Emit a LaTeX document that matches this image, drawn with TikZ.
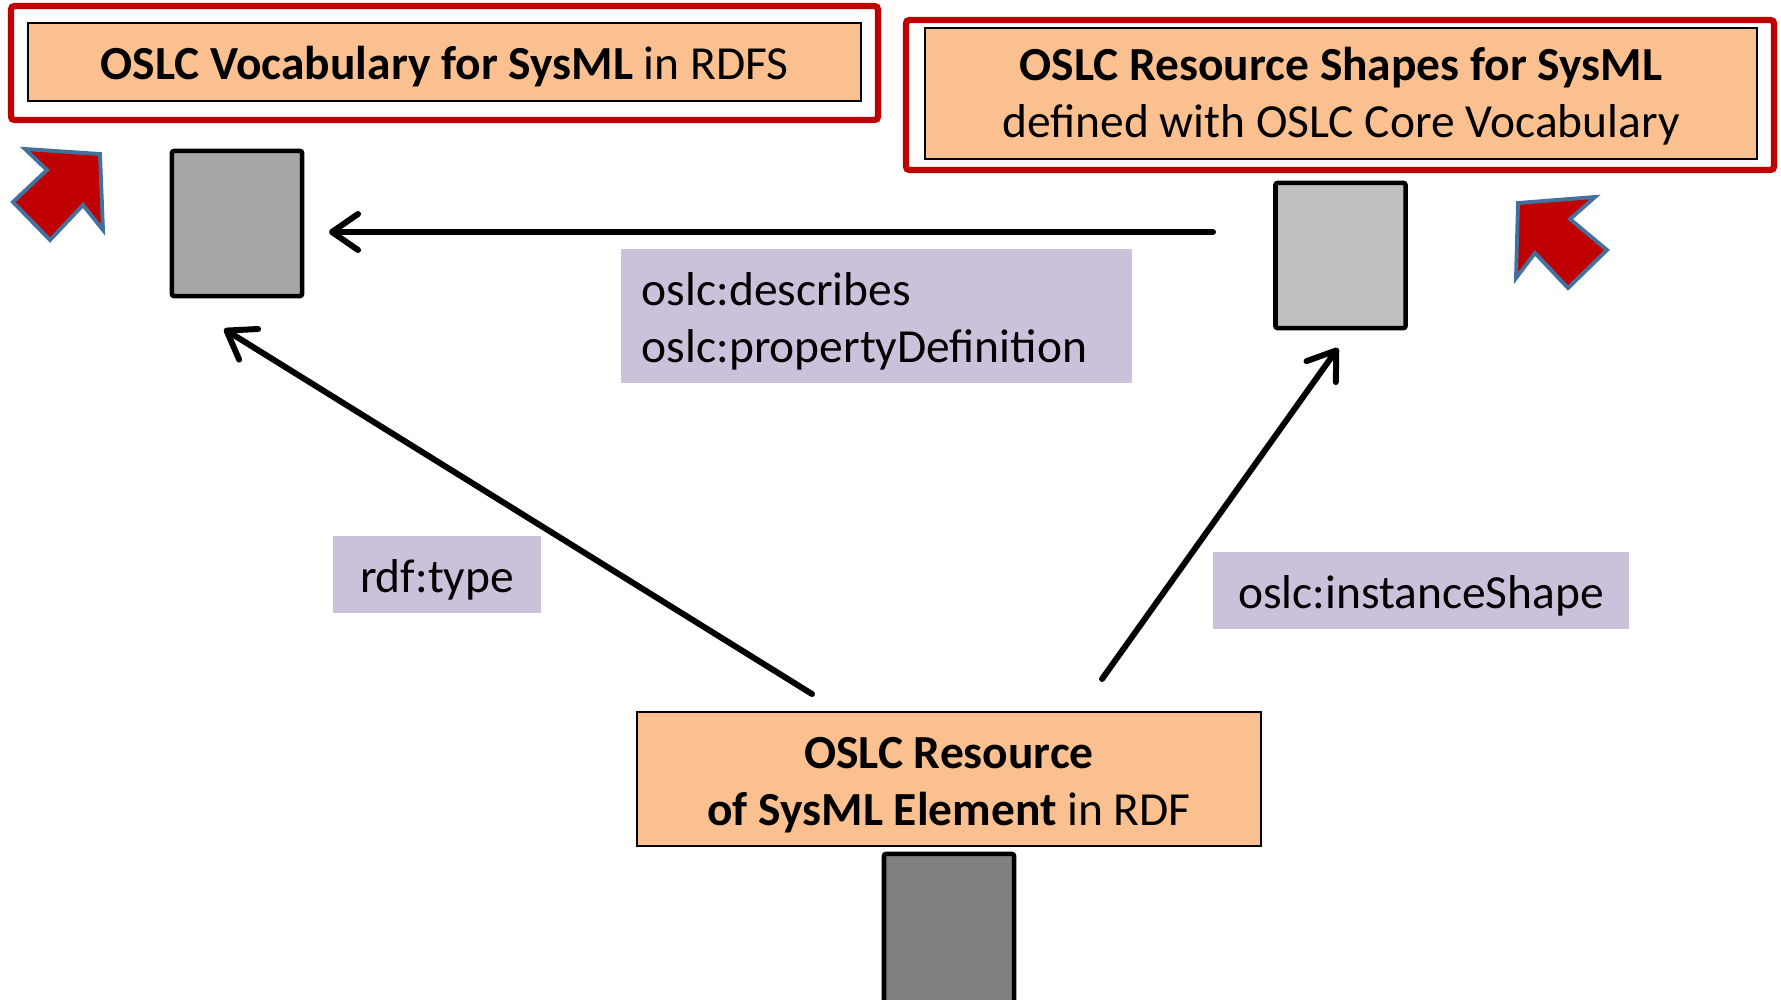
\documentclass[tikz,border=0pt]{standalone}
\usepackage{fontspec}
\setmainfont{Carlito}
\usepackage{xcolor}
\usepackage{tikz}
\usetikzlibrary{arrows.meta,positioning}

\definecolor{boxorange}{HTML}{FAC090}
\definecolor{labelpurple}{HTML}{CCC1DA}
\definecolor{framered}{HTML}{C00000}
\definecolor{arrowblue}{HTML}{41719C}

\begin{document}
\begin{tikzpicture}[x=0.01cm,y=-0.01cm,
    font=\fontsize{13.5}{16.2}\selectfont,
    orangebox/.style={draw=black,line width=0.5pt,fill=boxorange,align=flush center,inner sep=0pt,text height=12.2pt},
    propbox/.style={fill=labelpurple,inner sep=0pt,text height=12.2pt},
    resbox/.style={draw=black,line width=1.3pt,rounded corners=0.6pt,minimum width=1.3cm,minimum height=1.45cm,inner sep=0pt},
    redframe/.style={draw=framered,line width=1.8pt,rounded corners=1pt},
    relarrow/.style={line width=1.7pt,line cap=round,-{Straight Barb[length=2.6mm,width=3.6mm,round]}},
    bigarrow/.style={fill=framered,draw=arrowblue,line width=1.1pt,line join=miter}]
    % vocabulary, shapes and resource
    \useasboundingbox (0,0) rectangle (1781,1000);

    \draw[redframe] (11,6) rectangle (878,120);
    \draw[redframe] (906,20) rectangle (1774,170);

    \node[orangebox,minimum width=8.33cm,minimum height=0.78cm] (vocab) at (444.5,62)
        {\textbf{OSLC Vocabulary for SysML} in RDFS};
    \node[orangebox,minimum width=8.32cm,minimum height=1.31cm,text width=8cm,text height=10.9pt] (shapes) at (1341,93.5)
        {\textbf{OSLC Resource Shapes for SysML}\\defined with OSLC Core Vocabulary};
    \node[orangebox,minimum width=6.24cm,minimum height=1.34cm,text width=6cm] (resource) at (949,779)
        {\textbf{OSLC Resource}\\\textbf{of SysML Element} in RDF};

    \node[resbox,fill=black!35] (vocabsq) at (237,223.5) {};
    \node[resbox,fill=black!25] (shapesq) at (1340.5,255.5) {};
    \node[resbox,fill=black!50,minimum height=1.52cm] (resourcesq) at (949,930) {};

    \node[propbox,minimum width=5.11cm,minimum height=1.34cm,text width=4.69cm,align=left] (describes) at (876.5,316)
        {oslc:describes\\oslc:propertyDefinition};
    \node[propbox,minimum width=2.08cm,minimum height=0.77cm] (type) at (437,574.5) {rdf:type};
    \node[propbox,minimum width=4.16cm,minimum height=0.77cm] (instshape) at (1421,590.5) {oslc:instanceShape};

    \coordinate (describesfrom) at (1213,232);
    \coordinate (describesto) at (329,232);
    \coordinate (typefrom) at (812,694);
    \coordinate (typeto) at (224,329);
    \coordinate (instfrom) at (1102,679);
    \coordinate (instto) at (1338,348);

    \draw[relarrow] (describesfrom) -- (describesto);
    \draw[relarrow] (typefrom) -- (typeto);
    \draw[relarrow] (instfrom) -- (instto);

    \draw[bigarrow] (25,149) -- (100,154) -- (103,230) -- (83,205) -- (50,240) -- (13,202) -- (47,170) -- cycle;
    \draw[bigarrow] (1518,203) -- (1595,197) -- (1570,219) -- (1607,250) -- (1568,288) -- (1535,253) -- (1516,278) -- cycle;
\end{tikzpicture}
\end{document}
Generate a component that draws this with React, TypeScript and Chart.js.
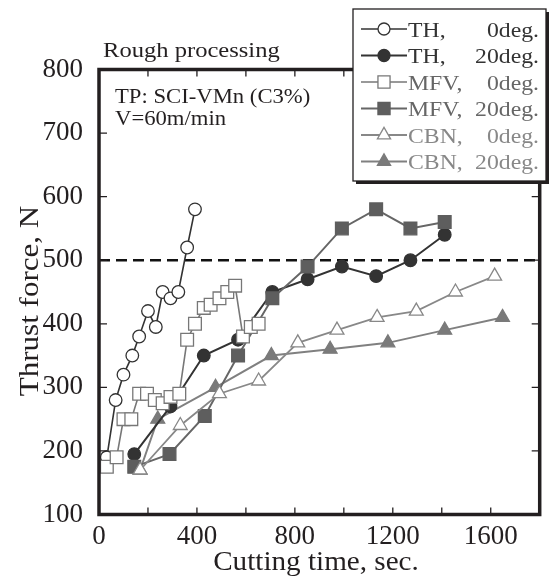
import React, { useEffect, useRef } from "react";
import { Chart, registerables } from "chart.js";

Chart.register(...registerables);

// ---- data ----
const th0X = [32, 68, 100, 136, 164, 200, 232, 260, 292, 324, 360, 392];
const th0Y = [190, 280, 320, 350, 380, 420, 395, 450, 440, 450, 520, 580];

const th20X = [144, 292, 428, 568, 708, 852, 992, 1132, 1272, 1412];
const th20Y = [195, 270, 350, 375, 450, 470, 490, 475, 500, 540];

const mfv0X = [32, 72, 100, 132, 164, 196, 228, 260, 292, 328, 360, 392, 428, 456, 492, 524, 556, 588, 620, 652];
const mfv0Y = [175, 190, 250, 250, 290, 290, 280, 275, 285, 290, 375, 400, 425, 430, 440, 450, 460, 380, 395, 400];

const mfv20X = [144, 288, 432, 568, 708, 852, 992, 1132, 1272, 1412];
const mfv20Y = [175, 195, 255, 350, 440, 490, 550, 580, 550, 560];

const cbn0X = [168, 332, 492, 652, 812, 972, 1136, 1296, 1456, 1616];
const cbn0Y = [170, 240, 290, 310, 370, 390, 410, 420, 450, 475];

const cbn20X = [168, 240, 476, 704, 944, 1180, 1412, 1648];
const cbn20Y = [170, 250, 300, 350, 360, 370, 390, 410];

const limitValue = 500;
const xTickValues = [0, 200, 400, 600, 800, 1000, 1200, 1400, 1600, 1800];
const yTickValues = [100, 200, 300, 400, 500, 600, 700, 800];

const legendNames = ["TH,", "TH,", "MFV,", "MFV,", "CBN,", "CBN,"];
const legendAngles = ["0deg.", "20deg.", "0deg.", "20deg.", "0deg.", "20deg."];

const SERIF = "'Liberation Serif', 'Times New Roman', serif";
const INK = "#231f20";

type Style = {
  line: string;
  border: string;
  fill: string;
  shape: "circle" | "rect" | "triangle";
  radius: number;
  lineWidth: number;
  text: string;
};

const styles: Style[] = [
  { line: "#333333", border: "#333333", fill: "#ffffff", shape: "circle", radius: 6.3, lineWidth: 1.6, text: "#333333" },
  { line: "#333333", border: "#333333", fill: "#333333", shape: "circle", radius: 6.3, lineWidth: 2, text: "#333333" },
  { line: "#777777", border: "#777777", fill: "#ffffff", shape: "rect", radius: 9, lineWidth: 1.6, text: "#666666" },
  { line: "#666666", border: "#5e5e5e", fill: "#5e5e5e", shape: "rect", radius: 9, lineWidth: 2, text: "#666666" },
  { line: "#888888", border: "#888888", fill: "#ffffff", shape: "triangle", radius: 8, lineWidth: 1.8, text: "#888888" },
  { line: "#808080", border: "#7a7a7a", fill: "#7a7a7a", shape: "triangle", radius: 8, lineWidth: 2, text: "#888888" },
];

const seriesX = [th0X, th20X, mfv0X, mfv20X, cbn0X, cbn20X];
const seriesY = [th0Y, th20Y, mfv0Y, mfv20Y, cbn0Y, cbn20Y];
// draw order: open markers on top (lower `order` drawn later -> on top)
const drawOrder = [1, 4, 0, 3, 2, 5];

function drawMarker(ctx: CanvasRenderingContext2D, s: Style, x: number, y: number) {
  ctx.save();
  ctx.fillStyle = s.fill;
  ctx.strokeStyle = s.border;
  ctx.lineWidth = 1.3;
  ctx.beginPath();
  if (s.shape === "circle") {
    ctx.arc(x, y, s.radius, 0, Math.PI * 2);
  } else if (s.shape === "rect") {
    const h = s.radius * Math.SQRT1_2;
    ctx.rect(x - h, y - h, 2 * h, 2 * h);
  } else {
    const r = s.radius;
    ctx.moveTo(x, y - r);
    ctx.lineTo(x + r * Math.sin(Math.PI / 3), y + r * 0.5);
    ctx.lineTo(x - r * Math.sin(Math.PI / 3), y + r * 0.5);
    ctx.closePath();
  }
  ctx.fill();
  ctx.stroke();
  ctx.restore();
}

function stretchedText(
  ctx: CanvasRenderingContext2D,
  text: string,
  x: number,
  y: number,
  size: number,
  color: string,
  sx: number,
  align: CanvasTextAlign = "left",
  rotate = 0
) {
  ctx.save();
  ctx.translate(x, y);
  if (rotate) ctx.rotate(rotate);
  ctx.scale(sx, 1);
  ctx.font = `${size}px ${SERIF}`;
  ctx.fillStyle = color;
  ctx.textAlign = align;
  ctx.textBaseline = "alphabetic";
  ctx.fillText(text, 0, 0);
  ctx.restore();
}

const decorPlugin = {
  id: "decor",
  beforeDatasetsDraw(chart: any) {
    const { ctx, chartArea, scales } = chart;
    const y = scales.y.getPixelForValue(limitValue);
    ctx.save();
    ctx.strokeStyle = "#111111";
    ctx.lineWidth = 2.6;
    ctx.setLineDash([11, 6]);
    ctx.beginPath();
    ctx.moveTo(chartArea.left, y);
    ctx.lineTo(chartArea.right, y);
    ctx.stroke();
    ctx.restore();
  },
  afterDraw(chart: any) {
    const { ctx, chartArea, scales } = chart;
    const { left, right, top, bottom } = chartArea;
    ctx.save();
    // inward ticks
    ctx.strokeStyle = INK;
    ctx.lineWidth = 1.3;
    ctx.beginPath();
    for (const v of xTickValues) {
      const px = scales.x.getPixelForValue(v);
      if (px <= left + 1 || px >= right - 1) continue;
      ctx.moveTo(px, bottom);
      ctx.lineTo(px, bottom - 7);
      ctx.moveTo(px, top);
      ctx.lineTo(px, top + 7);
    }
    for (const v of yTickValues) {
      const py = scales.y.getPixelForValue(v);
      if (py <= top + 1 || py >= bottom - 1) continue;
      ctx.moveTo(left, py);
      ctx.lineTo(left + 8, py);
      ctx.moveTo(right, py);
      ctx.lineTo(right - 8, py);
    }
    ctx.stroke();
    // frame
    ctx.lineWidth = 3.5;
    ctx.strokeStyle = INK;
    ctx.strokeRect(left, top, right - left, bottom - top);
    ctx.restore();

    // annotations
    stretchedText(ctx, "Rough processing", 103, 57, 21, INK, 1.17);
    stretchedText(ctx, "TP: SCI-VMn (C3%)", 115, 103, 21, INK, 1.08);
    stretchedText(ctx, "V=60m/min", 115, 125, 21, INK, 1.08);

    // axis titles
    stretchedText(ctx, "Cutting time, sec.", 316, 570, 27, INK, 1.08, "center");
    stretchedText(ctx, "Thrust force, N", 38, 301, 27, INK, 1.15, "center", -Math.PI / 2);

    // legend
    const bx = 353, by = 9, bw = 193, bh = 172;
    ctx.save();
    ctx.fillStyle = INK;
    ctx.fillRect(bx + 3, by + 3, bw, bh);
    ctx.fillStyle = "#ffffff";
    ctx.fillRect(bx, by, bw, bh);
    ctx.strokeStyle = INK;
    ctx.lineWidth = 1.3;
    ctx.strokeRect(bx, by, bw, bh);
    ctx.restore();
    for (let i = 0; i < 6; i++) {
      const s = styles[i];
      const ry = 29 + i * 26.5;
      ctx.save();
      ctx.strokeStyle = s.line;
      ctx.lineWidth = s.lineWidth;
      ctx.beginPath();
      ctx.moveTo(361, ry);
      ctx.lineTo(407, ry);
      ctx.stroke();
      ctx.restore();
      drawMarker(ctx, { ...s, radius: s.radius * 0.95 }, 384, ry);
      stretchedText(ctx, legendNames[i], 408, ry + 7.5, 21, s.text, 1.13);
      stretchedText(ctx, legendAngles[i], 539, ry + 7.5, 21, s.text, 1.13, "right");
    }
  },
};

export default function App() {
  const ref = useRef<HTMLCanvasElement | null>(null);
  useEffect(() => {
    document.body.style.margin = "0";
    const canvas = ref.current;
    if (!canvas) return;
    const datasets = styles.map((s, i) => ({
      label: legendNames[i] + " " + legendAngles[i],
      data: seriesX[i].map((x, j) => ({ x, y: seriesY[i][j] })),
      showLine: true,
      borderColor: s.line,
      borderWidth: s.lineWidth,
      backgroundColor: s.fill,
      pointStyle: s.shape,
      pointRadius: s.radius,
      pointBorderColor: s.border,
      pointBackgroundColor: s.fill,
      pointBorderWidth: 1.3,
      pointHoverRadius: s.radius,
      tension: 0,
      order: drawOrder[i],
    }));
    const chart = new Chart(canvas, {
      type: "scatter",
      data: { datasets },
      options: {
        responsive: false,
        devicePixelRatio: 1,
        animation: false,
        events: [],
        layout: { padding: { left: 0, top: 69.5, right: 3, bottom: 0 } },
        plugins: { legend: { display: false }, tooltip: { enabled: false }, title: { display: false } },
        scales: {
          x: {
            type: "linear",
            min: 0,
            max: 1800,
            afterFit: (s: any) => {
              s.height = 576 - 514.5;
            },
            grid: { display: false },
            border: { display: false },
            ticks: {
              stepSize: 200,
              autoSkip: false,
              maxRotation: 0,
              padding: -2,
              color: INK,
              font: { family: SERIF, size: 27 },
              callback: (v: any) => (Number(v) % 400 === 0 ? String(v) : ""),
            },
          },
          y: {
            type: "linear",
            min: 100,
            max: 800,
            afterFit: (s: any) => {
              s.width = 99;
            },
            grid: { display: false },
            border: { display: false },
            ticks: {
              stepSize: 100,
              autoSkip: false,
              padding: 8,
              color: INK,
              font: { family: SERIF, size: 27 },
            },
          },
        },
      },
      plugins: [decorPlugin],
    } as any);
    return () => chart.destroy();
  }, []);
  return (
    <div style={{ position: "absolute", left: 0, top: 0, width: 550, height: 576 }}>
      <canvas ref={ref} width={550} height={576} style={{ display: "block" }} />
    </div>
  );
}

§ STATED TASK:
In the records above, locate the lines holding the word "React". Copy each of them.

§ EXERCISE ANSWER:
Generate a component that draws this with React, TypeScript and Chart.js.
import React, { useEffect, useRef } from "react";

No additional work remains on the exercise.